Para Shea, o principal a se ter em mente é que os EAU são um petroestado autoritário que não respeita os direitos humanos. “Nós da HRW sentimos que o país está se comportando bem para usar a COP 28 como uma espécie greenwashing da sua imagem, enquanto continua a expandir a exploração de petróleo e a desrespeitar os direitos humanos”, diz.

Ela explica que, em consequência de décadas de ataques contínuos aos direitos humanos mais básicos, o país não tem hoje uma sociedade civil organizada. “Isso é especialmente preocupante em um país onde 88% da população é formada por trabalhadores imigrantes vindos de países particularmente vulneráveis às mudanças climáticas que, ao chegar, são expostos a temperaturas altíssimas em situações de trabalho abusivas”, acrescenta.

Shae se preocupa com o fato de que a população em geral não tem acesso ao que está acontecendo na conferência. “A presidência da COP 28 e a UNFCCC deram uma declaração conjunta de que esta seria a COP mais tolerante da história. Contudo, o que temos visto é só um grupo elitizado, que tem acesso aos crachás, consegue entrar nesses espaços e se expressar de forma segura”, diz.
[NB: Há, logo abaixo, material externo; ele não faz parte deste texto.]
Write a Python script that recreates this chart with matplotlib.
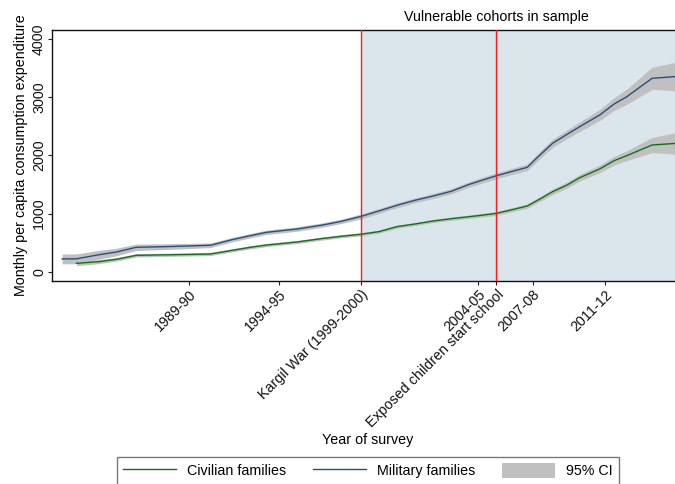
import numpy as np
import matplotlib
matplotlib.use("Agg")
import matplotlib.pyplot as plt
from matplotlib.lines import Line2D
from matplotlib.patches import Patch

plt.rcParams['font.family'] = ['Liberation Sans', 'DejaVu Sans']

# Survey position (NSS round scale) and smoothed MPCE by household type
survey_x = [38.0, 38.8, 40.0, 41.0, 42.1, 43.6, 45.0, 46.2, 47.4, 48.4, 49.3, 51.0,
            52.4, 53.4, 54.5, 55.5, 56.5, 57.5, 58.5, 59.5, 60.5, 61.3, 62.0, 62.8,
            63.7, 64.4, 65.1, 65.9, 66.6, 67.7, 68.5, 69.2, 70.6, 72.0]

military_mpce = [220, 222, 290, 339, 420, 430, 443, 455, 552, 620, 678, 735,
                 804, 865, 950, 1045, 1143, 1229, 1303, 1384, 1504, 1584, 1652, 1721,
                 1797, 2009, 2210, 2365, 2496, 2697, 2886, 3012, 3329, 3360]
military_ci_half = [85, 85, 75, 65, 55, 50, 45, 40, 38, 38, 38, 38,
                    38, 38, 42, 42, 42, 42, 42, 45, 47, 50, 52, 52,
                    57, 62, 70, 75, 82, 95, 110, 130, 190, 250]

civilian_mpce = [np.nan, 144, 172, 213, 282, 290, 297, 305, 368, 420, 459, 512,
                 572, 609, 644, 689, 775, 821, 873, 912, 947, 976, 1005, 1062,
                 1131, 1251, 1377, 1492, 1618, 1768, 1911, 1997, 2181, 2210]
civilian_ci_half = [np.nan, 40, 35, 30, 28, 27, 27, 27, 27, 27, 27, 27,
                    27, 27, 27, 27, 27, 27, 28, 30, 30, 32, 32, 35,
                    37, 42, 47, 52, 57, 65, 75, 85, 130, 190]

tick_pos = [45, 50, 54.5, 61, 62, 64, 68]
tick_labels = ['1989-90', '1994-95', 'Kargil War (1999-2000)', '2004-05',
               'Exposed children start school', '2007-08', '2011-12']
kargil_x = 54.5
school_x = 62.0
y_ticks = [0, 1000, 2000, 3000, 4000]

x = np.array(survey_x)
mil = np.array(military_mpce, dtype=float)
mil_h = np.array(military_ci_half, dtype=float)
civ = np.array(civilian_mpce, dtype=float)
civ_h = np.array(civilian_ci_half, dtype=float)

FS = 10.3
W, H = 675, 484
fig = plt.figure(figsize=(W / 100, H / 100), dpi=100)
ax_left, ax_right, ax_top, ax_bottom = 52.3, 690, 30, 280.7
ax = fig.add_axes([ax_left / W, 1 - ax_bottom / H,
                   (ax_right - ax_left) / W, (ax_bottom - ax_top) / H])

x_lo = 37.46
x_hi = x_lo + (ax_right - ax_left) / 18.1
ax.set_xlim(x_lo, x_hi)
ax.set_ylim(-155, 4160)

# Period during which the vulnerable cohorts are observed
ax.axvspan(kargil_x, x_hi + 5, color='#dae5ec', zorder=0, lw=0)

ci_color = '#c0c0c0'
ax.fill_between(x, mil - mil_h, mil + mil_h, color=ci_color, lw=0, zorder=1)
ax.fill_between(x, civ - civ_h, civ + civ_h, color=ci_color, lw=0, zorder=1)
ax.plot(x, civ, color='#13701a', lw=1.0, zorder=3)
ax.plot(x, mil, color='#284f7c', lw=1.0, zorder=3)

ax.axvline(kargil_x, color='#ff1a1a', lw=1.0, zorder=4)
ax.axvline(school_x, color='#ff1a1a', lw=1.0, zorder=4)

ax.set_yticks(y_ticks)
ax.set_yticklabels([str(v) for v in y_ticks], rotation=90, va='center', fontsize=FS)
ax.set_xticks(tick_pos)
ax.set_xticklabels(tick_labels, rotation=45, ha='right', rotation_mode='anchor',
                   fontsize=FS)
ax.tick_params(axis='both', direction='out', length=3, width=0.8, colors='#222222',
               labelcolor='#111111')
ax.tick_params(axis='x', pad=2)
ax.tick_params(axis='y', pad=1.5)

for s in ['top', 'left', 'bottom']:
    ax.spines[s].set_linewidth(1.0)
    ax.spines[s].set_color('#111111')
ax.spines['right'].set_visible(False)

ax.set_ylabel('Monthly per capita consumption expenditure', fontsize=FS, labelpad=3)
fig.text(368 / W, 1 - 440 / H, 'Year of survey', ha='center', va='center', fontsize=FS)
fig.text(496 / W, 1 - 17 / H, 'Vulnerable cohorts in sample', ha='center',
         va='center', fontsize=FS)

handles = [Line2D([], [], color='#13701a', lw=1.0),
           Line2D([], [], color='#284f7c', lw=1.0),
           Patch(facecolor=ci_color, edgecolor='none')]
labels = ['Civilian families', 'Military families', '95% CI']
leg = fig.legend(handles, labels, ncol=3, loc='upper left',
                 bbox_to_anchor=(116.5 / W, 1 - 457 / H),
                 frameon=True, fancybox=False, fontsize=FS,
                 handlelength=3.7, handleheight=1.15, handletextpad=0.75,
                 columnspacing=1.9, borderpad=0.45, borderaxespad=0)
leg.get_frame().set_edgecolor('#555555')
leg.get_frame().set_linewidth(1.0)

fig.savefig('out.png', dpi=100)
Mas, para muitos ativistas, a salvaguarda da Blue Zone não é suficiente. “Estamos fora do nosso país, em local onde sabemos que não podemos nos expressar abertamente, o que já nos coloca em um lugar de extrema vulnerabilidade”, diz Paulo Galvão, Coordenador do Grupo de Trabalho sobre Clima da organização de jovens ativistas Engajamundo.

“Nós planejamos uma série de ações contra a expansão da exploração do petróleo, especialmente na foz do Amazonas. Mas como fazer isso de uma forma segura dentro de um petroestado? Precisamos ter muito cuidado sobre como abordar o tema, sem nos colocar em risco”, diz.
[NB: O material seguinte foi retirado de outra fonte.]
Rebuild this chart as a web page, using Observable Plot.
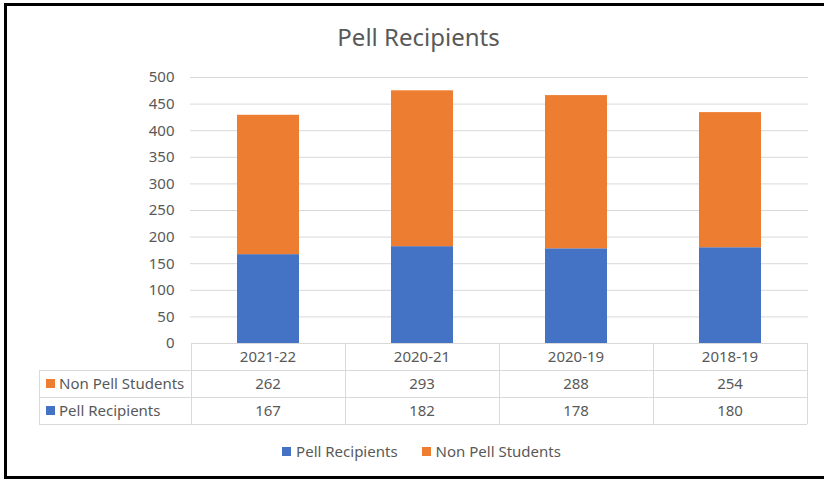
<!DOCTYPE html>
<html>
<head>
<meta charset="utf-8">
<script src="https://cdn.jsdelivr.net/npm/d3@7"></script>
<script src="https://cdn.jsdelivr.net/npm/@observablehq/plot@0.6"></script>
<style>
  body { margin: 0; background: #fff; }
  #wrap { position: relative; width: 824px; height: 479px; overflow: hidden; font-family: "Noto Sans", sans-serif; color: #595959; background: #fff; }
  #chart { position: absolute; left: 0; top: 0; }
  #border { position: absolute; left: 4px; top: 3px; width: 900px; height: 470px; border: 3px solid #000; pointer-events: none; }
  #title { position: absolute; top: 20px; left: 0; width: 837px; text-align: center; font-size: 24px; line-height: normal; white-space: nowrap; }
  #legend { position: absolute; top: 441px; left: 0; width: 843px; display: flex; justify-content: center; gap: 24px; font-size: 15px; line-height: 20px; }
  #legend .item { display: flex; align-items: center; white-space: nowrap; }
  #legend .sw { width: 9px; height: 9px; margin-right: 5px; }
</style>
</head>
<body>
<div id="wrap">
  <div id="chart"></div>
  <div id="border"></div>
  <div id="title"></div>
  <div id="legend"></div>
</div>
<script>
const titleText = "Pell Recipients";
const categories = ["2021-22", "2020-21", "2020-19", "2018-19"];
const series = ["Pell Recipients", "Non Pell Students"];
const pellValues = [167, 182, 178, 180];
const nonPellValues = [262, 293, 288, 254];
const yTicks = [0, 50, 100, 150, 200, 250, 300, 350, 400, 450, 500];
const colors = ["#4472C4", "#ED7D31"];
const tableRows = [
  { label: series[1], color: colors[1], values: nonPellValues },
  { label: series[0], color: colors[0], values: pellValues }
];

const data = [
  ...categories.map((c, i) => ({ category: c, series: series[0], value: pellValues[i] })),
  ...categories.map((c, i) => ({ category: c, series: series[1], value: nonPellValues[i] }))
];

const W = 824, H = 479;
const plot = Plot.plot({
  width: W,
  height: H,
  marginTop: 77,
  marginBottom: 136,
  marginLeft: 190,
  marginRight: 16,
  style: { fontFamily: "Noto Sans, sans-serif", fontSize: "15px", color: "#595959", background: "transparent" },
  x: { domain: categories, paddingInner: 0.6, paddingOuter: 0.3, axis: null },
  y: { domain: [0, 500], axis: null },
  color: { domain: series, range: colors },
  marks: [
    Plot.gridY(yTicks.filter(t => t > 0), { stroke: "#d9d9d9", strokeOpacity: 1, strokeWidth: 1 }),
    Plot.barY(data, { x: "category", y: "value", fill: "series" }),
    Plot.axisY(yTicks, { tickSize: 0, tickPadding: 16, fontSize: 15, fill: "#595959", label: null })
  ]
});
document.getElementById("chart").appendChild(plot);

// Data table below the plot, positioned from Plot's own scales
const xs = plot.scale("x");
const ys = plot.scale("y");
const step = xs.apply(categories[1]) - xs.apply(categories[0]);
const bw = xs.bandwidth;
const left = c => xs.apply(c) - (step - bw) / 2;
const top0 = ys.apply(0);
const rowH = 27;
const labelLeft = 39;
const gridLeft = left(categories[0]);
const gridRight = left(categories[categories.length - 1]) + step;
const svg = d3.select(plot);
const g = svg.append("g").attr("stroke", "#d9d9d9").attr("stroke-width", 1).attr("fill", "none");
g.append("line").attr("x1", gridLeft).attr("x2", gridRight).attr("y1", top0 + 0.5).attr("y2", top0 + 0.5);
for (let r = 1; r <= tableRows.length + 1; r++) {
  const yy = top0 + r * rowH + 0.5;
  g.append("line").attr("x1", labelLeft).attr("x2", gridRight).attr("y1", yy).attr("y2", yy);
}
const vx = categories.map(c => left(c)).concat([gridRight]);
vx.forEach(xx => {
  g.append("line").attr("x1", xx + 0.5).attr("x2", xx + 0.5).attr("y1", top0).attr("y2", top0 + rowH * (tableRows.length + 1));
});
g.append("line").attr("x1", labelLeft + 0.5).attr("x2", labelLeft + 0.5).attr("y1", top0 + rowH).attr("y2", top0 + rowH * (tableRows.length + 1));

const tg = svg.append("g").attr("fill", "#595959").attr("font-size", 15).attr("font-family", "Noto Sans, sans-serif");
categories.forEach(c => {
  tg.append("text").attr("x", xs.apply(c) + bw / 2).attr("y", top0 + rowH / 2).attr("dy", "0.35em")
    .attr("text-anchor", "middle").text(c);
});
tableRows.forEach((row, r) => {
  const cy = top0 + rowH * (r + 1) + rowH / 2;
  svg.append("rect").attr("x", 46).attr("y", cy - 4.5).attr("width", 9).attr("height", 9).attr("fill", row.color);
  tg.append("text").attr("x", 59).attr("y", cy).attr("dy", "0.35em").attr("text-anchor", "start").text(row.label);
  row.values.forEach((v, i) => {
    tg.append("text").attr("x", xs.apply(categories[i]) + bw / 2).attr("y", cy).attr("dy", "0.35em")
      .attr("text-anchor", "middle").text(String(v));
  });
});

document.getElementById("title").textContent = titleText;
const legend = document.getElementById("legend");
series.forEach((s, i) => {
  const item = document.createElement("div");
  item.className = "item";
  const sw = document.createElement("span");
  sw.className = "sw";
  sw.style.background = colors[i];
  item.appendChild(sw);
  item.appendChild(document.createTextNode(s));
  legend.appendChild(item);
});
</script>
</body>
</html>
Mas não são só as restrições dos EUA que limitam as manifestações da sociedade civil. “Todas as manifestações precisam passar pela aprovação da UNFCCC antes de acontecer. Você não pode, por exemplo, vincular o seu protesto às ações de um indivíduo, como um líder de estado, por exemplo”, explica Galvão.

“Para nós, isso é um problema, porque muitas vezes essas pessoas estão nas salas de negociação, decidindo sobre o nosso futuro, sem que o público tenha conhecimento das suas ações dentro dos nossos territórios.”
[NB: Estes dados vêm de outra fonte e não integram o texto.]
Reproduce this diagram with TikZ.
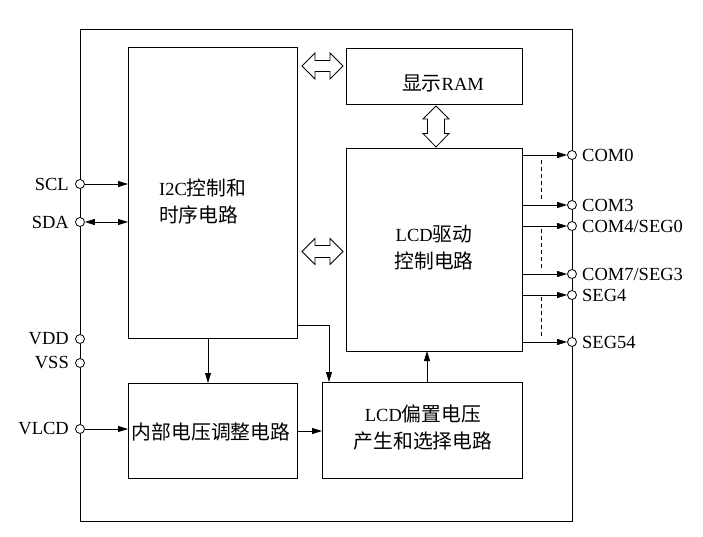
\documentclass[tikz,border=0pt]{standalone}
\usepackage{fontspec}
\setmainfont{Liberation Serif}
\newfontfamily\cjk{Noto Sans CJK SC}[Scale=1.07]
\usetikzlibrary{arrows.meta}
\begin{document}
\begin{tikzpicture}[x=1pt,y=-1pt,
  blk/.style={draw,line width=0.9pt},
  lbl/.style={font=\fontsize{18.5}{27}\selectfont,inner sep=0pt,align=center},
  pin/.style={circle,draw,fill=white,line width=0.8pt,minimum size=9pt,inner sep=0pt},
  conn/.style={line width=0.8pt},
  arr/.style={conn,-{Triangle[length=10pt,width=6pt]}},
  fat/.style={draw,line width=0.8pt,fill=white}]
\useasboundingbox (0,0) rectangle (703,537);
% frame
\draw[line width=1pt] (80,30) rectangle (572,521);
% blocks
\draw[blk] (128,47) rectangle (297,338);
\draw[blk] (346,48) rectangle (522,104);
\draw[blk] (346,148) rectangle (522,351);
\draw[blk] (128,383) rectangle (297,478);
\draw[blk] (322,382) rectangle (522,478);
% texts
\node[lbl,anchor=west,align=left] (ti2c) at (159,201) {I2C{\cjk 控制和}\\{\cjk 时序电路}};
\node[lbl] (tram) at (443,83) {{\cjk 显示}RAM};
\node[lbl] (tlcd) at (434,248) {LCD{\cjk 驱动}\\{\cjk 控制电路}};
\node[lbl] (tvr) at (211,432) {\cjk 内部电压调整电路};
\node[lbl] (tbias) at (423,428) {LCD{\cjk 偏置电压}\\{\cjk 产生和选择电路}};
% fat arrows
\draw[fat] (302,66) -- (315,53) -- (315,60.5) -- (330,60.5) -- (330,53) -- (343,66) -- (330,79) -- (330,71.5) -- (315,71.5) -- (315,79) -- cycle;
\draw[fat] (302,251.5) -- (315,238.5) -- (315,245.5) -- (330,245.5) -- (330,238.5) -- (343,251.5) -- (330,264.5) -- (330,257.5) -- (315,257.5) -- (315,264.5) -- cycle;
\draw[fat] (436,106) -- (449,119) -- (444.5,119) -- (444.5,133.5) -- (449,133.5) -- (436,147) -- (423,133.5) -- (427.5,133.5) -- (427.5,119) -- (423,119) -- cycle;
% internal connectors
\coordinate (a1) at (208,338);
\coordinate (a2) at (208,383);
\draw[arr] (a1) -- (a2);
\coordinate (b1) at (297,325);
\coordinate (b2) at (329,382);
\draw[arr] (b1) -| (b2);
\coordinate (c1) at (297,431);
\coordinate (c2) at (322,431);
\draw[arr] (c1) -- (c2);
\coordinate (d1) at (427,382);
\coordinate (d2) at (427,351);
\draw[arr] (d1) -- (d2);
% left pins
\foreach \n/\y/\t in {scl/184/SCL, sda/222/SDA, vdd/339/VDD, vss/363/VSS, vlcd/429/VLCD}{
  \node[pin] (\n) at (80,\y) {};
  \node[lbl,anchor=east] (t\n) at (69,\y) {\t};
}
\coordinate (scle) at (128,184);
\coordinate (sdae) at (128,222);
\coordinate (vlcde) at (128,429);
\draw[arr] (scl) -- (scle);
\draw[conn,{Triangle[length=10pt,width=6pt]}-{Triangle[length=10pt,width=6pt]}] (sda) -- (sdae);
\draw[arr] (vlcd) -- (vlcde);
% right pins
\foreach \n/\y/\t in {com0/155/{COM0}, com3/205/{COM3}, com4/226/{COM4/SEG0}, com7/274/{COM7/SEG3}, seg4/295/{SEG4}, seg54/342/{SEG54}}{
  \node[pin] (\n) at (572,\y) {};
  \node[lbl,anchor=west] (t\n) at (582,\y) {\t};
  \coordinate (s\n) at (522,\y);
  \draw[arr] (s\n) -- (\n);
}
% dashed
\draw[conn,dash pattern=on 4pt off 3pt] (541,160) -- (541,201);
\draw[conn,dash pattern=on 4pt off 3pt] (541,229) -- (541,271);
\draw[conn,dash pattern=on 4pt off 3pt] (541,297) -- (541,339);
\end{tikzpicture}
\end{document}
Assim como Shae, ele lamenta a impossibilidade de trazer as manifestações às ruas. “Poder fazer nossas ações do lado de fora, além de proporcionar mais liberdade, permite alcançar mais pessoas, especialmente das comunidades locais, que não conseguem acessar o espaço da COP”, diz.

Para Souza, a ausência da sociedade civil nos espaços de negociação, ou mesmo a impossibilidade de participar de forma eficaz, acarreta um prejuízo incalculável. “Quando as pessoas defensoras do meio ambiente e direitos humanos não fazem parte da tomada de decisões, deixamos de ter as perspectivas de quem está vivenciando a situação nos territórios. O que essas pessoas trazem para a mesa são soluções – e se suas vozes não são escutadas, todos nós saímos perdendo.”